Car la moitié des acteurs ne le serait pas "professionnels"qui pour autant rivalisent de pondération, de maitrise du plateau au bénéfice d'un jeu sobre, abrupt et ciblant net le vif du vivant en direct. La metteur en scène aux commandes d'une palette sur la toile de personnalités à gérer dans leur enthousiasme débordant ou leur timidité lointaine sur scène. La fragilité du comédien est ici convoquée, preuve que donner sa chance à celui ou celle dont le chemin n'est pas orthodoxe, fait mouche et opère. Gagner la confiance de soi, se mettre à nu avec tant de sincérité, émeut, trouble et invite à se pencher sur le sort de l'autre qui n'est pas inscrit dans un déterminisme à la J.J Rousseau. Geste politique et poétique que cet opus dédié à la fraternité. Sans omettre l'égalité et la liberté de circuler dans ce décor, huis clos, laboratoire d'une expérimentation "robotique" où l'on "garde" ou efface ses aveux, confessions ou demandes à l'envi. Enregistrer le meilleur de nos propos adressés à ceux qu'on aime. Lumières et musique pour border cette narration sauvage en direct, travail très élaboré de Jérémie Papin et Antoine Richard. Sans oublier les relations des acteurs avec les vidéos, témoignages ou images en gros plans des protagonistes. Le coeur au centre des préoccupations de ces médecins de l'âme qui se soucient de l'autre, désireux ou pas de formater dans une médecine clinique sophistiquée, la vie organique et spirituelle de son partenaire. Caroline Guiela Nguyen signe ici une mise en espace qui respire la fraternité, qui "s'opère aujourd'hui pour le passé et donc pour le futur". En bonne compagnie, cum-panis, ce pain que l'on partage en écoutant parler l'autre dans sa langue: langue du quartier, langue qui sourd de son corps comme émission sonore, blessure ou partition improvisée de l'émotion: e-motion, ce qui nous émeut, nous fait bouger sans soucis de réflexion, hormis celle qui reflète envies et désirs, statu social, rituel comportemental brassé par une société pas toujours égalitaire...

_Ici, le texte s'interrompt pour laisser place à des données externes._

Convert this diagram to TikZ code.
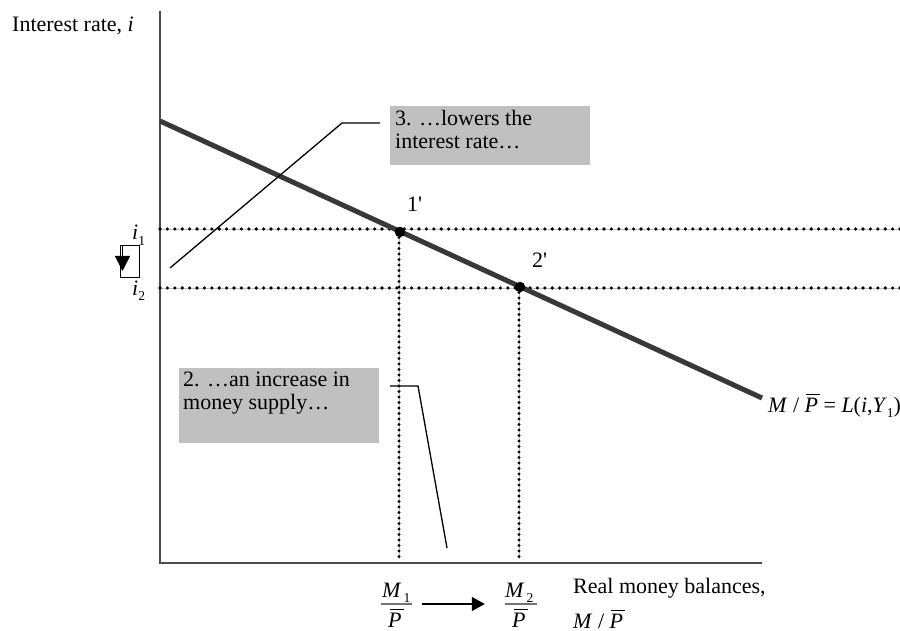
\documentclass[tikz,border=0pt]{standalone}
\usepackage{fontspec}
\setmainfont{Liberation Serif}
\usetikzlibrary{arrows.meta}
\definecolor{boxgray}{RGB}{192,192,192}
\newcommand\barP{\makebox[0pt][l]{\hspace{0.08em}\rule[0.76em]{0.64em}{1.3pt}}\textit{P}}
\newcommand\subs[1]{\raisebox{-0.24em}{\fontsize{13.5}{13.5}\selectfont #1}}
\begin{document}
\begin{tikzpicture}[x=1pt,y=-1pt,
  lbl/.style={font=\fontsize{22}{23}\selectfont, inner sep=0},
  axisline/.style={draw=black!70, line width=1.5pt},
  demand/.style={draw=black!78, line width=5pt},
  guide/.style={draw=black!25, line width=0.8pt},
  hdots/.style={line width=3.6pt, line cap=round, dash pattern=on 0pt off 7.4pt},
  vdots/.style={line width=3.4pt, line cap=round, dash pattern=on 0pt off 5.5pt},
  callout/.style={draw=black, line width=1.3pt},
  notebox/.style={fill=boxgray, anchor=north west, inner sep=0},
  dot/.style={circle, fill=black, minimum size=10.5pt, inner sep=0},
  fracbar/.style={fill=black!55, minimum height=1.4pt, inner sep=0}]
\useasboundingbox (0,0) rectangle (900,631);

% axes
\coordinate (yTop) at (160,11);
\coordinate (org) at (160,563);
\coordinate (xEnd) at (762,563);
\draw[axisline] (yTop) -- (org) -- (xEnd);

% dotted guides
\coordinate (h1a) at (160,229); \coordinate (h1b) at (900,229);
\coordinate (h2a) at (160,288); \coordinate (h2b) at (900,288);
\coordinate (v1a) at (399,232); \coordinate (v1b) at (399,559);
\coordinate (v2a) at (519,287); \coordinate (v2b) at (519,559);
\draw[guide] (h1a) -- (h1b);
\draw[guide] (h2a) -- (h2b);
\draw[guide] (v1a) -- (v1b);
\draw[guide] (v2a) -- (v2b);
\draw[hdots] (h1a) -- (h1b);
\draw[hdots] (h2a) -- (h2b);
\draw[vdots] (v1a) -- (v1b);
\draw[vdots] (v2a) -- (v2b);

% demand curve
\coordinate (dA) at (160,121);
\coordinate (dB) at (762,398);
\draw[demand] (dA) -- (dB);

% equilibrium points
\node[dot] (p1) at (400,232) {};
\node[dot] (p2) at (520,287) {};
\node[lbl, anchor=base west] (l1) at (407,212) {1\textquotesingle};
\node[lbl, anchor=base west] (l2) at (532,268) {2\textquotesingle};

% axis labels
\node[lbl, anchor=base west] (ylab) at (12,32) {Interest rate, \textit{i}};
\node[lbl, anchor=base west] (xlab1) at (573,593) {Real money balances,};
\node[lbl, anchor=base west] (xlab2) at (573,628) {\textit{M} / \barP};
\node[lbl, anchor=base west] (dlab) at (768,412) {\textit{M} / \barP{} = \textit{L}(\textit{i},\textit{Y}\subs{1})};

% i1, i2 and the small arrow box
\node[lbl, anchor=base west] (i1) at (132,240) {\textit{i}\subs{1}};
\node[lbl, anchor=base west] (i2) at (132,295) {\textit{i}\subs{2}};
\node[draw=black, line width=1.2pt, minimum width=19pt, minimum height=32pt, inner sep=0, anchor=north west] (ibox) at (120,245) {};
\coordinate (iaS) at (122.5,245);
\coordinate (iaE) at (122.5,271);
\draw[line width=1.2pt, -{Triangle[length=15pt,width=15pt]}] (iaS) -- (iaE);

% note 3
\node[notebox, minimum width=200pt, minimum height=59pt] (box3) at (390,106) {};
\node[lbl, anchor=north west, align=left] (t3) at (395,110) {3. …lowers the\\interest rate…};
\coordinate (c3a) at (170,268);
\coordinate (c3b) at (342,123);
\coordinate (c3c) at (380,123);
\draw[callout] (c3a) -- (c3b) -- (c3c);

% note 2
\node[notebox, minimum width=200pt, minimum height=75pt] (box2) at (179,368) {};
\node[lbl, anchor=north west, align=left] (t2) at (183,372) {2. …an increase in\\money supply…};
\coordinate (c2a) at (390,386);
\coordinate (c2b) at (418,386);
\coordinate (c2c) at (447,548);
\draw[callout] (c2a) -- (c2b) -- (c2c);

% fractions under the axis
\node[fracbar, minimum width=31pt] (f1) at (396.5,604) {};
\node[lbl, anchor=base west] (n1) at (382,597) {\textit{M}\hspace{2pt}\subs{1}};
\node[lbl, anchor=base west] (d1) at (388,627) {\barP};
\node[fracbar, minimum width=32pt] (f2) at (521,604) {};
\node[lbl, anchor=base west] (n2) at (505,597) {\textit{M}\hspace{2pt}\subs{2}};
\node[lbl, anchor=base west] (d2) at (512,627) {\barP};
\draw[line width=1.3pt, -{Triangle[length=13pt,width=14pt]}] ([xshift=10pt]f1.east) -- ([xshift=-20pt]f2.west);
\end{tikzpicture}
\end{document}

Au TNS jusqu'au 20 Janvier
Caroline Guiela Nguyen est autrice, metteure en scène et réalisatrice. Diplômée de l’École du TNS en 2008 (section Mise en scène), elle a fondé, la compagnie Les Hommes Approximatifs. Elle est artiste associée à l’Odéon-Théâtre de l’Europe, à la Schaubühne à Berlin, au Théâtre national de Bretagne à Rennes, à la MC2: Grenoble et au Piccolo Teatro à Milan. Les spectateur·rice·s du TNS ont pu voir SAIGON en 2018.